Being in your feelings (because this is a powerful tool, if channeled properly).

As a society, we don’t talk much about feelings.  It’s unfortunate that the thing that can ignite us is allowed to burn out.  For me, it’s about feeling our reason for being here.  Your feelings can be your inspiration and a navigation tool.

I have heard two separate ways to talk about feelings. For example:

  1. “I think I love her.”
  2. “I love her.”

With those of us who have not been in our feelings, we think and feel from our head.  We call it logical.  So, we approach love from a logical place.  It makes logical sense to stay or, to love this woman. There are fewer risks involved. It comes down to logically acting. Logic has a place and can help us to use our “tools” but, it is not a feeling. 

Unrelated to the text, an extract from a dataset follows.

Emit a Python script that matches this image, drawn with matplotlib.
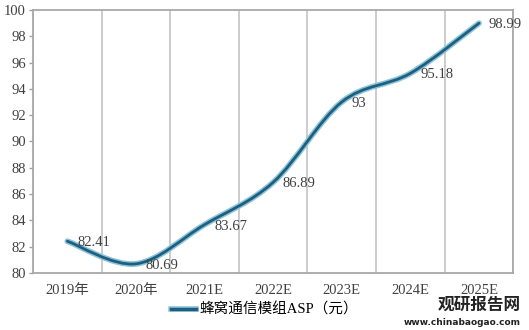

For people who are in their feelings, something like love is heartfelt. Feelings don’t originate in the head.  We feel magnetized toward something (and would have to fight that feeling to move away). People can feel things like warmth, curiosity, kindness, concern, desire, respect, empathy, etc. when they are not stuck in their heads.  Feelings can inspire a person into action.  Like logical “love,” love has an action component to it. Personally, this what I think the true feeling of the most high love is all about– Inspired action

We need to get away from the generalizations to see each other’s strengths.  Remember who we are…

Do you ever generalize?  Is there another way to see someone? Is there another perspective? For the curious, Yes, I have had my own generalizations to work on…but not too many 😊. It’s a part of being a human being.

I write for my boys but, I hope that something on this site reaches out to the right people. I hope that you also leave notes for someone you love however you are inspired to do so. We are all teachers and students.